June 11, 2022



(CBS, September 20, 1955-September 11, 1959)

The CBS Television Network



Created by Nat Hiken, the series centered on the adventures of Master Sergeant Ernest G. Bilko (Phil Silvers), the head of the motor pool of the unremarkable army post of Fort Baxter in the fictional town of Roseville Kansas. Bilko was a schemer who was always involved in some kind of swindle or get-rich-quick scam while trying to do as little actual work as possible. Under him were his right-hand men Captain Rocco Barbella (Harvey Lembeck) and Captain Steve Henshaw (Allan Melvin), as well as CaptaiN Sam Fender (Herbie Faye), Private Duane Doberman (Maurice Gosfield), Private Dino Paparelli (Billy Sands), Private Fielding Zimmerman (Mickey Freeman), Private Gander (Tige Andrews), Private Mullen (Jack Healy), Private Irving Fleishman (Maurice Brenner), Private Stash Kadowski (Karl Lukas), Private Claude Dillingham (Walter Cartier) and Private Sugarman (an African-American defying the segregation still prevalent at the time, played by Terry Carter). In charge of all of them was Bilko’s long-suffering commanding officer, Colonel John T. Hall (Paul Ford). Bilko’s men were fiercely loyal to him, despite the fact they were just as likely to be the target of his schemes as the participants. However, Bilko did have his own code of honor: only he got to fleece his men and would often turn his shady skills against anyone else that tried.

Bilko and his men.

Originally titled You’ll Never Get Rich during its first season, The Phil Silvers Show debuted on CBS on September 20, 1955, with a theme and music by John Strauss. Despite television production beginning to move from New York to California at the time, Hiken insisted on filming the show in New York and like a stage-play: in sequence in front of an audience (which often resulted in a lot of improvisations to cover for flubbed lines; particularly from Ford). When Hiken left the series after the third season, the show moved production to California and adopted an out-of-sequence format that everyone found easier. The setting was also moved to Camp Fremont in California to realistically allow Hollywood guest stars. Actor George Kennedy, who was a veteran, was the show’s technical advisor and got his acting start with a minor role as a military policeman. The series was nominated for several Primetime Emmys, winning a couple.

A face you can trust?

After four seasons and 143 episodes (not counting the original unaired pilot), CBS abruptly decided to end the show. It was too expensive to produce due to the large cast and they wanted to try and recoup some of the cost in rerun sales, which they felt couldn’t be done while a show was still airing. CBS sold the rights to NBC, who saw massive returns when they aired it five days a week. Silvers’ Bilko persona outlined the rest of his career; playing similar characters in various television shows and films.
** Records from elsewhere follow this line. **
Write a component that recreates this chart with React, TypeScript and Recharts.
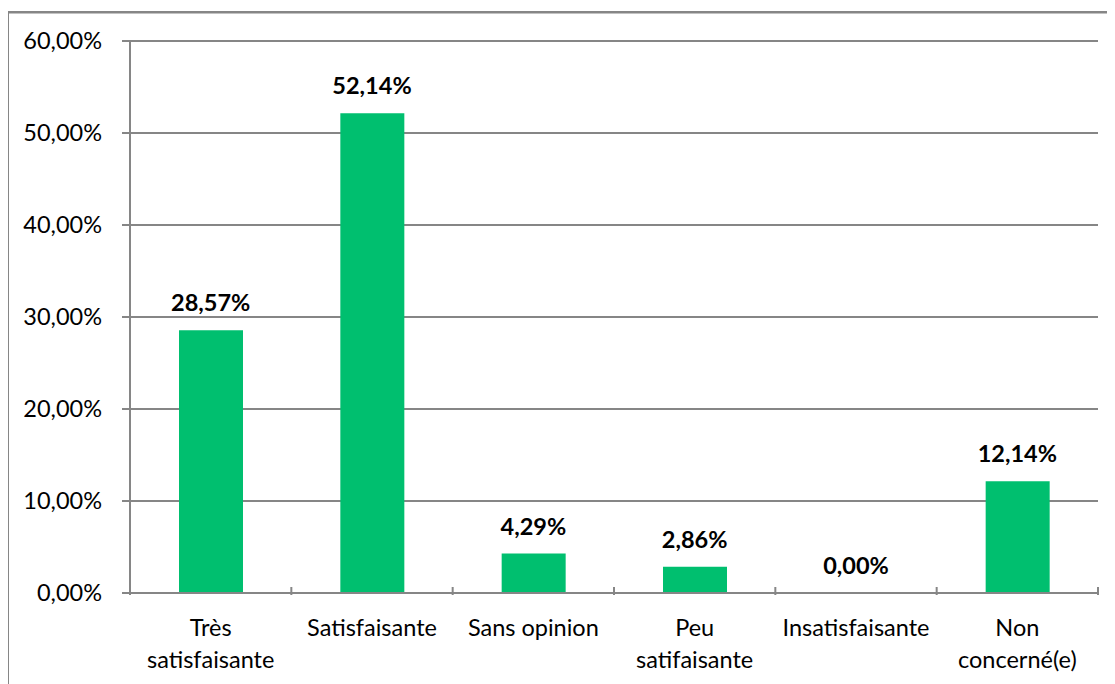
import React from "react";
import { Bar, CartesianGrid, ComposedChart, LabelList, Line, XAxis, YAxis } from "recharts";

const categories = [
  "Très\nsatisfaisante",
  "Satisfaisante",
  "Sans opinion",
  "Peu\nsatifaisante",
  "Insatisfaisante",
  "Non\nconcerné(e)",
];
const percents = [28.57, 52.14, 4.29, 2.86, 0.0, 12.14];
const yTicks = [0, 10, 20, 30, 40, 50, 60];

const data = categories.map((name, i) => ({ name, value: percents[i] }));

const FONT = "Lato, 'Open Sans', sans-serif";
const GREY = "#868686";
const FS = 23.5;

const fmt = (v: number) => v.toFixed(2).replace(".", ",") + "%";

function CategoryTick(props: any) {
  const { x, y, payload, index, visibleTicksCount } = props;
  const half = payload?.offset || 968 / 12;
  const lines = String(payload.value).split("\n");
  const last = index === (visibleTicksCount ?? categories.length) - 1;
  return (
    <g>
      <line x1={x - half} y1={y - 8} x2={x - half} y2={y} stroke={GREY} strokeWidth={2} />
      {last && <line x1={x + half} y1={y - 8} x2={x + half} y2={y} stroke={GREY} strokeWidth={2} />}
      {lines.map((l, i) => (
        <text
          key={i}
          x={x}
          y={y + 41 + i * 32}
          textAnchor="middle"
          fontFamily={FONT}
          fontSize={FS}
          fill="#000"
        >
          {l}
        </text>
      ))}
    </g>
  );
}

function TopLabel(props: any) {
  const { x, y, width, value } = props;
  return (
    <text
      x={x + (width || 0) / 2}
      y={y - 19}
      textAnchor="middle"
      fontFamily={FONT}
      fontSize={FS}
      fontWeight="bold"
      fill="#000"
    >
      {fmt(Number(value))}
    </text>
  );
}

export default function App() {
  return (
    <div style={{ margin: "-8px 0 0 -8px", width: 1115, height: 684, position: "relative", background: "#fff" }}>
      <svg
        width={1115}
        height={684}
        style={{ position: "absolute", left: 0, top: 0 }}
      >
        <rect x={7} y={11} width={1108} height={2.5} fill={GREY} />
        <rect x={7} y={11} width={2} height={673} fill={GREY} />
      </svg>
      <div style={{ position: "absolute", left: 0, top: 0 }}>
        <ComposedChart
          width={1115}
          height={684}
          data={data}
          margin={{ top: 41, right: 17, left: 0, bottom: 0 }}
        >
          <CartesianGrid vertical={false} stroke={GREY} strokeWidth={2} />
          <XAxis
            dataKey="name"
            height={91}
            interval={0}
            tickLine={false}
            axisLine={{ stroke: GREY, strokeWidth: 2 }}
            tick={<CategoryTick />}
            tickSize={0}
          />
          <YAxis
            width={130}
            domain={[0, 60]}
            ticks={yTicks}
            tickFormatter={(v: number) => fmt(v)}
            tickSize={8}
            tickMargin={20}
            tickLine={{ stroke: GREY, strokeWidth: 2 }}
            axisLine={{ stroke: GREY, strokeWidth: 2 }}
            tick={{ fontFamily: FONT, fontSize: FS, fill: "#000" }}
          />
          <Bar dataKey="value" fill="#00BF6F" barSize={64} isAnimationActive={false} />
          <Line
            dataKey="value"
            stroke="none"
            dot={false}
            activeDot={false}
            legendType="none"
            isAnimationActive={false}
          >
            <LabelList dataKey="value" content={<TopLabel />} />
          </Line>
        </ComposedChart>
      </div>
    </div>
  );
}
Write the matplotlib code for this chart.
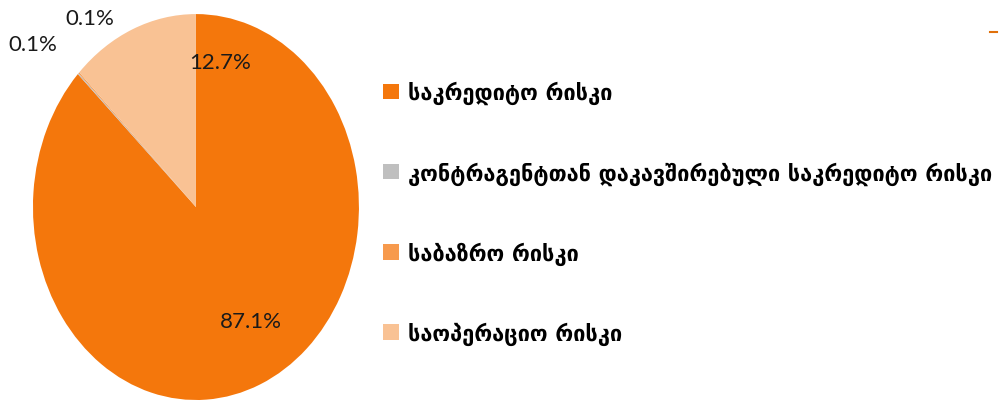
import matplotlib.pyplot as plt
from matplotlib.patches import Patch
from matplotlib.lines import Line2D

# risk shares (%)
categories = ['საკრედიტო რისკი',
              'კონტრაგენტთან დაკავშირებული საკრედიტო რისკი',
              'საბაზრო რისკი',
              'საოპერაციო რისკი']
shares = [87.1, 0.1, 0.1, 12.7]
pct_labels = ['87.1%', '0.1%', '0.1%', '12.7%']
colors = ['#F4770C', '#BFBFBF', '#F79A4D', '#F9C294']

# where each percentage label sits, in pie units (x, y)
label_pos = [(0.34, -0.59), (-1.0, 0.845), (-0.65, 0.98), (0.15, 0.75)]

fig = plt.figure(figsize=(9.99, 4.02), dpi=100)
ax = fig.add_axes([0.033, 0.0025, 0.3263, 0.960])

wedges, _ = ax.pie(shares, colors=colors, startangle=90, counterclock=False,
                   radius=1, wedgeprops=dict(linewidth=0))
ax.set_aspect('auto')
ax.set_xlim(-1, 1)
ax.set_ylim(-1, 1)
ax.axis('off')

for txt, (x, y) in zip(pct_labels, label_pos):
    ax.text(x, y, txt, ha='center', va='center', fontsize=16,
            family=['Lato', 'DejaVu Sans'], color='#1a1a1a', clip_on=False)

handles = [Patch(facecolor=c, edgecolor='none') for c in colors]
fig.legend(handles, categories, loc='upper left', bbox_to_anchor=(0.375, 0.818),
           frameon=False, handlelength=0.72, handleheight=0.72,
           handletextpad=0.4, labelspacing=2.6, borderaxespad=0,
           prop={'family': 'DejaVu Sans', 'size': 15.7, 'weight': 'bold'})

# small stray marker top right
fig.add_artist(Line2D([0.991, 0.998], [0.918, 0.918], color='#E0700A', lw=1.5))

fig.savefig('out.png', dpi=100)
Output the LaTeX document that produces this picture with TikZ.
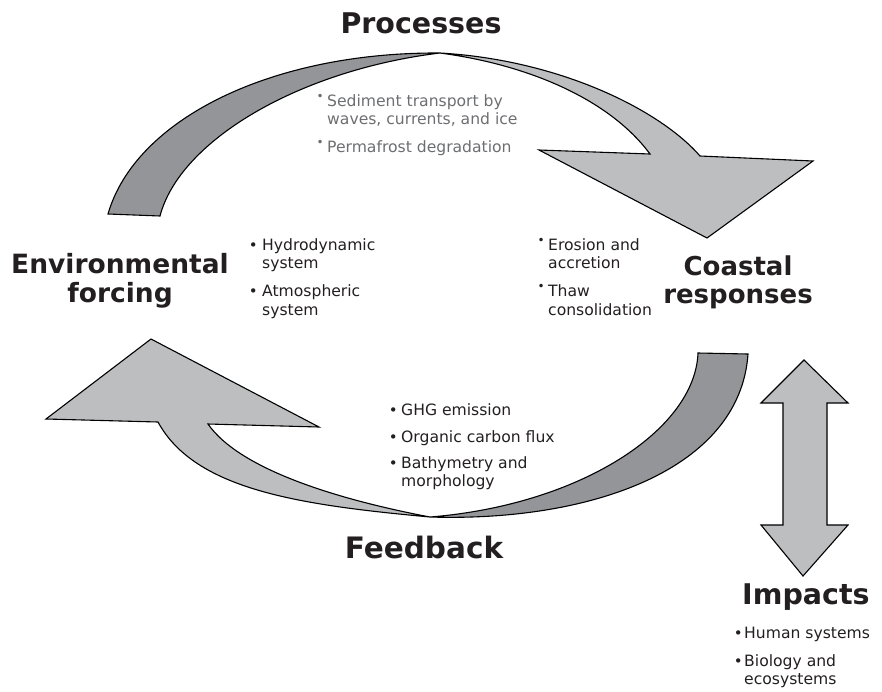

Hanna-Barbera would take inspiration from the character to churn out the titular character from Top Cat (which starred Gosfield) and Hokey Wolf, and even The Flintstones’ Dino had a Bilko-style voice for his debut episode (he just barked for the remainder of his appearances). The series would air in syndicated reruns off and on for the next several decades between network television and cable, sometimes under the titles Sergeant Bilko or Bilko. In 1996, a film adaptation starring Steve Martin was released to theaters by Universal Pictures called Sgt. Bilko. It was a critical and box office flop.